Correndo desengonçado pelos corredores encerados do moderno Hospital Materno Infantil de Brasília, Maurício comemora uma vitória: acaba de conquistar o direito a um pirulito por não ter chorado na consulta com o médico. Filho único da cabeleireira Simone Sales e de Wilson, um criador de avestruzes, Maurício já se acostumou à rotina imposta pelos adultos: homens de branco receitando remédios e a “tia” ensinando as letras. Os pais, que só fizeram o primeiro grau, acham o estudo fundamental para o futuro do filho. Aos três anos, ele adora ir à pré-escola e já entendeu que para crescer forte deve continuar visitando o homem de estetoscópio no peito. Essa realidade não faz parte da vida de Fabinho, do remoto município de Batalha, em Alagoas, mirrado para os seus quase seis anos. A maior parte do tempo, ele ajuda a mãe a cuidar dos outros cinco irmãos – José Cícero, Manoel, Maria da Penha, Ana Cristina e Diego. Analfabetos e sem emprego, Maria Ivanilde e Donizete Soares desejam apenas que os filhos vinguem, escapando do destino de se somar à multidão de anjinhos que povoam o cemitério da cidade. Aos seis meses da sétima gravidez, no entanto, Ivanilde nem sequer fez um exame pré-natal – fundamental para a sua saúde e a do filho que vai nascer. Conta com Deus, e não com o Estado, para cuidar de tudo. O casal só colocou três dos seis filhos na escola e não achou vaga em creche. Fabinho ficou sem estudar.

Leopoldo Silva
Fabinho, em Batalha (AL), come farinha e está fora da sala de aula

Essa semana, Maurício e Fabinho precisaram ir ao médico. Maurício foi atendido na emergência do Hospital Materno Infantil de Brasília, um dos 13 da rede pública do DF, que conta também com 62 postos de saúde. Sem médico por perto, Fabinho ficou em casa, um barraco de taipa de 15 metros quadrados fincado na paisagem marrom do Alto do Urubu, um bairro miserável no município alagoano de Batalha, a 185 quilômetros de Maceió. Estava aflito com dor de cabeça de causa desconhecida e com uma outra dor, esta sim bem familiar: a fome. O único prato do dia foi um copo com água misturado à farinha e um naco de toucinho. Não foi suficiente para nutri-lo.

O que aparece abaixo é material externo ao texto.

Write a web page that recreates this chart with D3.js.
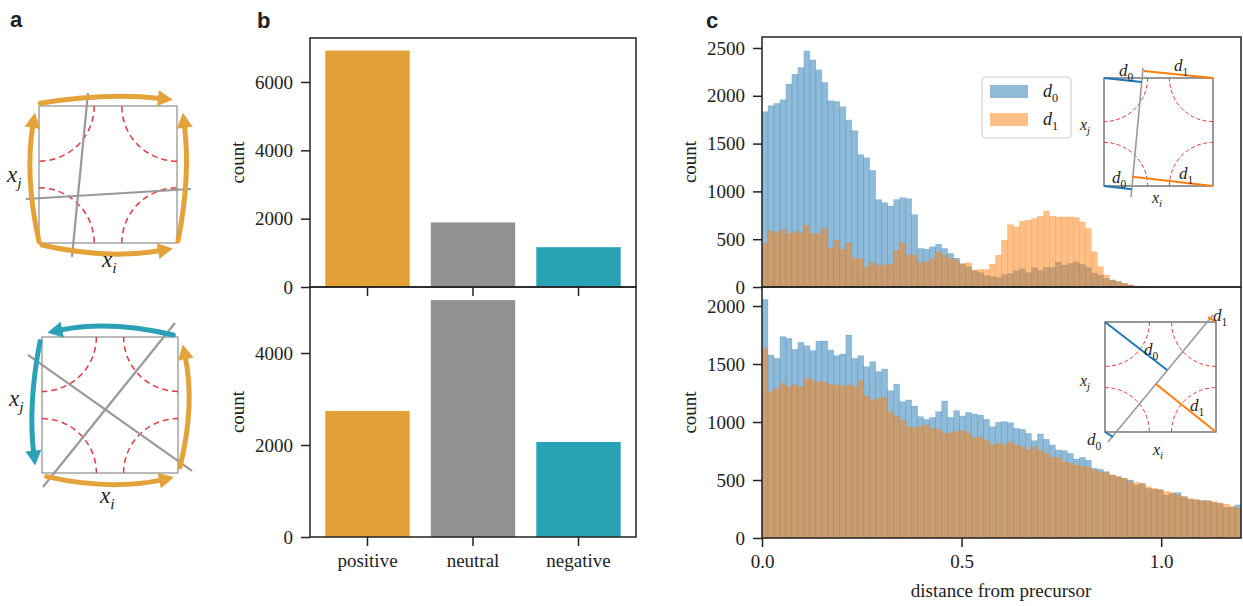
<!DOCTYPE html>
<html>
<head>
<meta charset="utf-8">
<script src="https://cdn.jsdelivr.net/npm/d3@7"></script>
<style>
  body { margin: 0; background: #fff; }
  text { font-family: "Liberation Serif", "Times New Roman", serif; fill: #222; }
</style>
</head>
<body>
<div id="chart"></div>
<script>
// panel b
const categories = ["positive", "neutral", "negative"];
const countsTop = [6920, 1890, 1165];
const countsBottom = [2740, 5150, 2065];
const barColors = ["#e1a137", "#929295", "#27a3b5"];
const barTicksTop = [0, 2000, 4000, 6000];
const barTicksBottom = [0, 2000, 4000];

// panel c, bins of width 0.015 starting at 0
const binWidth = 0.015;
const d0Top = [1833,1896,1920,1958,2122,2226,2295,2469,2375,2271,2139,1948,1940,1885,1747,1635,1385,1351,1219,913,
  882,847,913,934,924,757,403,396,420,448,403,351,302,243,212,170,150,120,110,100,
  130,143,170,190,150,200,175,205,205,260,230,245,262,235,205,145,125,91,73,56,
  38,21,10,3];
const d1Top = [455,587,566,601,559,583,566,646,559,559,611,410,490,392,462,300,295,212,253,229,
  229,240,385,462,333,333,253,264,300,368,333,300,281,240,253,177,184,184,240,333,
  490,653,628,688,698,715,740,795,740,733,733,733,726,681,611,368,212,125,73,56,
  38,21,10,3];
const d0Bottom = [2057,1578,1549,1736,1721,1626,1687,1658,1615,1698,1698,1621,1572,1586,1750,1549,1572,1477,1520,1434,
  1457,1270,1327,1175,1190,1138,1046,1023,1040,1089,1181,1040,1098,1052,1083,1069,1060,1023,960,997,
  1003,994,945,937,902,839,897,851,802,759,753,730,681,695,672,600,592,572,543,529,
  514,500,457,471,428,420,414,371,385,391,356,333,328,322,322,305,299,264,264,285];
const d1Bottom = [1635,1261,1290,1333,1304,1319,1304,1376,1362,1347,1342,1325,1319,1313,1319,1304,1356,1224,1190,1204,
  1213,1089,1052,1017,960,954,960,975,946,937,903,909,917,926,903,860,874,845,802,816,
  805,830,802,787,759,787,753,730,695,695,658,645,629,620,609,586,570,563,543,529,
  514,486,480,466,443,428,420,400,391,371,356,340,333,322,318,313,300,293,275,256];
const histTicksTop = [0, 500, 1000, 1500, 2000, 2500];
const histTicksBottom = [0, 500, 1000, 1500, 2000];
const distTicks = [0, 0.5, 1.0];
const seriesNames = ["0", "1"];
const blue = "#1f77b4", orange = "#ff7f0e";
const gold = "#e3a33a", teal = "#2aa1b7";

const svg = d3.select("#chart").append("svg")
  .attr("width", 1243)
  .attr("height", 606);

// ---------- helpers ----------
const styleAxis = (g) => {
  g.select(".domain").remove();
  g.selectAll(".tick line").attr("stroke", "#222").attr("stroke-width", 1.5);
  g.selectAll(".tick text")
    .attr("font-size", 19)
    .attr("fill", "#222");
};

const frame = (x0, x1, y0, y1) => {
  svg.append("rect")
    .attr("x", x0).attr("y", y0)
    .attr("width", x1 - x0).attr("height", y1 - y0)
    .attr("fill", "none")
    .attr("stroke", "#222")
    .attr("stroke-width", 1.5);
};

const yLabel = (x, y, txt) => {
  svg.append("text")
    .attr("transform", "translate(" + x + "," + y + ") rotate(-90)")
    .attr("text-anchor", "middle")
    .attr("font-size", 19)
    .text(txt);
};

const subText = (g, x, y, base, sub, size, subItalic, anchor) => {
  const t = g.append("text")
    .attr("x", x).attr("y", y)
    .attr("font-size", size)
    .attr("text-anchor", anchor || "start");
  t.append("tspan").attr("font-style", "italic").text(base);
  t.append("tspan")
    .attr("dy", size * 0.28)
    .attr("font-size", size * 0.68)
    .attr("font-style", subItalic ? "italic" : "normal")
    .text(sub);
};

const panelLetter = (x, y, l) => {
  svg.append("text")
    .attr("x", x).attr("y", y)
    .style("font-family", "'Liberation Sans', Arial, sans-serif")
    .style("font-weight", "bold")
    .attr("font-size", 22)
    .text(l);
};

// quarter circles at the four corners of a unit square
const cornerArcs = (g, sx, sy, r, width, dash) => {
  const R = sx(r) - sx(0);
  const corners = [[0, 0, -Math.PI / 2, 0], [0, 1, 0, Math.PI / 2], [1, 1, Math.PI / 2, Math.PI], [1, 0, Math.PI, 1.5 * Math.PI]];
  corners.forEach(c => {
    const cx = sx(c[0]), cy = sy(c[1]);
    const p = d3.path();
    p.moveTo(cx + R * Math.cos(c[2]), cy + R * Math.sin(c[2]));
    p.arc(cx, cy, R, c[2], c[3]);
    g.append("path")
      .attr("d", p.toString())
      .attr("fill", "none")
      .attr("stroke", "#e0393e")
      .attr("stroke-width", width)
      .attr("stroke-dasharray", dash);
  });
};

const segment = (g, sx, sy, a, b, color, w) => {
  g.append("path")
    .attr("d", d3.line()([[sx(a[0]), sy(a[1])], [sx(b[0]), sy(b[1])]]))
    .attr("stroke", color)
    .attr("stroke-width", w)
    .attr("fill", "none");
};

const square = (g, sx, sy, color, w) => {
  g.append("rect")
    .attr("x", sx(0)).attr("y", sy(1))
    .attr("width", sx(1) - sx(0)).attr("height", sy(0) - sy(1))
    .attr("fill", "none")
    .attr("stroke", color)
    .attr("stroke-width", w);
};

// curved arrow, quadratic from p0 to p1 with control c (unit coords)
const curvedArrow = (g, sx, sy, p0, c, p1, color) => {
  const P0 = [sx(p0[0]), sy(p0[1])], C = [sx(c[0]), sy(c[1])], P1 = [sx(p1[0]), sy(p1[1])];
  let dx = P1[0] - C[0], dy = P1[1] - C[1];
  const len = Math.hypot(dx, dy);
  dx /= len; dy /= len;
  const headL = 15, headW = 8;
  const end = [P1[0] - dx * (headL - 3), P1[1] - dy * (headL - 3)];
  const p = d3.path();
  p.moveTo(P0[0], P0[1]);
  p.quadraticCurveTo(C[0], C[1], end[0], end[1]);
  g.append("path")
    .attr("d", p.toString())
    .attr("fill", "none")
    .attr("stroke", color)
    .attr("stroke-width", 5)
    .attr("stroke-linecap", "round");
  const bx = P1[0] - dx * headL, by = P1[1] - dy * headL;
  g.append("path")
    .attr("d", d3.line()([[P1[0], P1[1]], [bx - dy * headW, by + dx * headW], [bx + dy * headW, by - dx * headW]]) + "Z")
    .attr("fill", color);
};

// ---------- panel a ----------
panelLetter(10, 27, "a");

const a1 = svg.append("g");
const a1x = d3.scaleLinear().domain([0, 1]).range([39, 177]);
const a1y = d3.scaleLinear().domain([0, 1]).range([243, 106]);
square(a1, a1x, a1y, "#777", 1);
cornerArcs(a1, a1x, a1y, 0.4, 1.5, "6,4");
segment(a1, a1x, a1y, [0.355, 1.095], [0.239, -0.102], "#999", 2.2);
segment(a1, a1x, a1y, [-0.094, 0.321], [1.10, 0.394], "#999", 2.2);
curvedArrow(a1, a1x, a1y, [0.01, 1.02], [0.49, 1.10], [0.97, 1.045], gold);
curvedArrow(a1, a1x, a1y, [0.0, 0.01], [-0.105, 0.48], [-0.03, 0.95], gold);
curvedArrow(a1, a1x, a1y, [1.007, 0.015], [1.10, 0.48], [1.043, 0.95], gold);
curvedArrow(a1, a1x, a1y, [0.02, -0.015], [0.49, -0.123], [0.97, -0.04], gold);
subText(a1, 7, 182, "x", "j", 23, true);
subText(a1, 102, 267, "x", "i", 23, true);

const a2 = svg.append("g");
const a2x = d3.scaleLinear().domain([0, 1]).range([42, 178]);
const a2y = d3.scaleLinear().domain([0, 1]).range([473, 337]);
square(a2, a2x, a2y, "#777", 1);
cornerArcs(a2, a2x, a2y, 0.4, 1.5, "6,4");
segment(a2, a2x, a2y, [0.007, -0.103], [0.978, 1.103], "#999", 2.2);
segment(a2, a2x, a2y, [-0.103, 0.868], [1.103, 0.015], "#999", 2.2);
curvedArrow(a2, a2x, a2y, [0.965, 1.015], [0.5, 1.126], [0.04, 1.032], teal);
curvedArrow(a2, a2x, a2y, [-0.015, 0.966], [-0.104, 0.5], [-0.05, 0.055], teal);
curvedArrow(a2, a2x, a2y, [1.015, 0.046], [1.127, 0.5], [1.035, 0.945], gold);
curvedArrow(a2, a2x, a2y, [0.034, -0.027], [0.5, -0.132], [0.97, -0.032], gold);
subText(a2, 9, 406, "x", "j", 23, true);
subText(a2, 100, 503, "x", "i", 23, true);

// ---------- panel b ----------
panelLetter(257, 28, "b");

const bx = d3.scaleBand()
  .domain(categories)
  .range([310, 636])
  .paddingInner(0.2)
  .paddingOuter(0.145);

const drawBarPanel = (counts, ticks, y0, y1, maxV, showLabels) => {
  const y = d3.scaleLinear().domain([0, maxV]).range([y1, y0]);
  svg.append("g").selectAll("rect")
    .data(counts)
    .enter()
    .append("rect")
    .attr("x", (d, i) => bx(categories[i]))
    .attr("width", bx.bandwidth())
    .attr("y", d => y(d))
    .attr("height", d => y(0) - y(d))
    .attr("fill", (d, i) => barColors[i]);
  svg.append("g")
    .attr("transform", "translate(310,0)")
    .call(d3.axisLeft(y).tickValues(ticks).tickFormat(d3.format("d")).tickSize(9).tickPadding(8))
    .call(styleAxis);
  svg.append("g")
    .attr("transform", "translate(0," + y1 + ")")
    .call(d3.axisBottom(bx).tickSize(9).tickPadding(8).tickFormat(showLabels ? (d => d) : ""))
    .call(styleAxis);
  frame(310, 636, y0, y1);
  yLabel(244, (y0 + y1) / 2, "count");
};
drawBarPanel(countsTop, barTicksTop, 38, 287, 7287, false);
drawBarPanel(countsBottom, barTicksBottom, 287, 537, 5435, true);

// ---------- panel c ----------
panelLetter(706, 28, "c");

const cx = d3.scaleLinear().domain([0, 1.2]).range([762, 1241]);

const drawHist = (g, values, y, color) => {
  g.append("g").selectAll("rect")
    .data(values)
    .enter()
    .append("rect")
    .attr("x", (d, i) => cx(i * binWidth))
    .attr("width", (d, i) => cx((i + 1) * binWidth) - cx(i * binWidth))
    .attr("y", d => y(d))
    .attr("height", d => y(0) - y(d))
    .attr("fill", color)
    .attr("fill-opacity", 0.5)
    .attr("stroke", color)
    .attr("stroke-opacity", 0.35)
    .attr("stroke-width", 0.5);
};

const drawHistPanel = (d0, d1, ticks, y0, y1, maxV, showX) => {
  const y = d3.scaleLinear().domain([0, maxV]).range([y1, y0]);
  const g = svg.append("g");
  drawHist(g, d0, y, blue);
  drawHist(g, d1, y, orange);
  svg.append("g")
    .attr("transform", "translate(762,0)")
    .call(d3.axisLeft(y).tickValues(ticks).tickFormat(d3.format("d")).tickSize(9).tickPadding(8))
    .call(styleAxis);
  if (showX) {
    svg.append("g")
      .attr("transform", "translate(0," + y1 + ")")
      .call(d3.axisBottom(cx).tickValues(distTicks).tickFormat(d3.format(".1f")).tickSize(9).tickPadding(8))
      .call(styleAxis);
  }
  frame(762, 1241, y0, y1);
  yLabel(696, (y0 + y1) / 2, "count");
  return g;
};
drawHistPanel(d0Top, d1Top, histTicksTop, 37, 287, 2615, false);
drawHistPanel(d0Bottom, d1Bottom, histTicksBottom, 287, 538, 2164, true);

svg.append("text")
  .attr("x", 1001)
  .attr("y", 597)
  .attr("text-anchor", "middle")
  .attr("font-size", 19)
  .text("distance from precursor");

// legend
const leg = svg.append("g");
leg.append("rect")
  .attr("x", 982).attr("y", 77)
  .attr("width", 89).attr("height", 61)
  .attr("rx", 4)
  .attr("fill", "#fff").attr("fill-opacity", 0.8)
  .attr("stroke", "#d0d0d0")
  .attr("stroke-width", 1.2);
[blue, orange].forEach((c, i) => {
  leg.append("rect")
    .attr("x", 990).attr("y", 85 + i * 28)
    .attr("width", 38).attr("height", 13)
    .attr("fill", c).attr("fill-opacity", 0.5);
  subText(leg, 1043, 97 + i * 28, "d", seriesNames[i], 18, false);
});

// inset top
const i1 = svg.append("g");
const i1x = d3.scaleLinear().domain([0, 1]).range([1104, 1213]);
const i1y = d3.scaleLinear().domain([0, 1]).range([186, 78]);
square(i1, i1x, i1y, "#444", 1.1);
cornerArcs(i1, i1x, i1y, 0.4, 1, "4,2.5");
segment(i1, i1x, i1y, [0.358, 1.093], [0.248, -0.102], "#999", 1.6);
segment(i1, i1x, i1y, [0, 1], [0.345, 0.963], blue, 2);
segment(i1, i1x, i1y, [0.367, 1.065], [1, 1], orange, 2);
segment(i1, i1x, i1y, [0, 0], [0.254, -0.03], blue, 2);
segment(i1, i1x, i1y, [0.26, 0.086], [1, 0], orange, 2);
subText(i1, 1119, 76, "d", "0", 17, false);
subText(i1, 1174, 71, "d", "1", 17, false);
subText(i1, 1112, 183, "d", "0", 17, false);
subText(i1, 1179, 179, "d", "1", 17, false);
subText(i1, 1080, 130, "x", "j", 16, true);
subText(i1, 1152, 203, "x", "i", 16, true);

// inset bottom
const i2 = svg.append("g");
const i2x = d3.scaleLinear().domain([0, 1]).range([1105, 1216]);
const i2y = d3.scaleLinear().domain([0, 1]).range([432, 322]);
square(i2, i2x, i2y, "#444", 1.1);
cornerArcs(i2, i2x, i2y, 0.4, 1, "4,2.5");
segment(i2, i2x, i2y, [0.027, -0.09], [0.973, 1.064], "#999", 1.6);
segment(i2, i2x, i2y, [0, 1], [0.559, 0.564], blue, 2);
segment(i2, i2x, i2y, [0.459, 0.436], [1, 0], orange, 2);
segment(i2, i2x, i2y, [0, 0], [0.072, -0.045], blue, 2);
segment(i2, i2x, i2y, [0.928, 1.045], [1, 1], orange, 2);
subText(i2, 1144, 355, "d", "0", 17, false);
subText(i2, 1190, 411, "d", "1", 17, false);
subText(i2, 1087, 445, "d", "0", 17, false);
subText(i2, 1213, 321, "d", "1", 17, false);
subText(i2, 1080, 386, "x", "j", 16, true);
subText(i2, 1153, 455, "x", "i", 16, true);
</script>
</body>
</html>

Fábios e Maurícios existem em qualquer lugar do Brasil, mas na roleta-russa geográfica típica da Belíndia – a Bélgica e a Índia que convivem dentro de nossas fronteiras –, a criança que mora em Brasília tem muito mais chances de receber tratamento médico adequado, estudar e, principalmente, de sobreviver do que a que mora em Alagoas. A mortalidade infantil em Alagoas é três vezes maior do que em Brasília. E mais da metade das crianças do DF está matriculada na pré-escola, quase o dobro de Alagoas. Num país mais injusto do que pobre, um estudo intitulado “Infância Brasileira 2001”, do Fundo das Nações Unidas para a Infância (Unicef), demonstra pela primeira vez como Estados e cidades diferentes oferecem chances distintas para suas crianças.

Leopoldo Silva
Hospital Materno Infantil de Brasília, um dos treze da rede pública

Chances – Ao avaliar a primeira infância – do nascimento até os seis anos – em todos os 5.507 municípios brasileiros, o relatório mostra que escolas e hospitais definem o sucesso ou o fracasso de uma geração. Uma gestante no Maranhão tem duas vezes menos possibilidades de fazer seu pré-natal adequadamente – pelo menos seis exames, como recomenda a Organização Mundial de Saúde – do que outra em Mato Grosso do Sul. A criança do Acre tem metade das chances daquela que vive em Brasília de ser imunizada contra sarampo, tétano, coqueluche, difteria e poliomielite. E dez vezes menos chances do que os paulistas de iniciar seus estudos em uma creche. Um dos Estados mais pobres do País, o Acre tem um terço de seus municípios na lista dos 100 piores lugares para uma criança crescer. Na cidade de Marechal Thaumaturgo, com 8,3 mil habitantes, não existem creches, só três em cada 100 mães fazem o pré-natal e menos de 2% das crianças foram imunizadas contra sarampo. Correndo o mapa em direção a São Paulo, um pequeno município vive o extremo oposto. Em Águas de São Pedro, com 1.720 habitantes, todas as crianças frequentam pré-escola e 80% estão matriculadas em creches.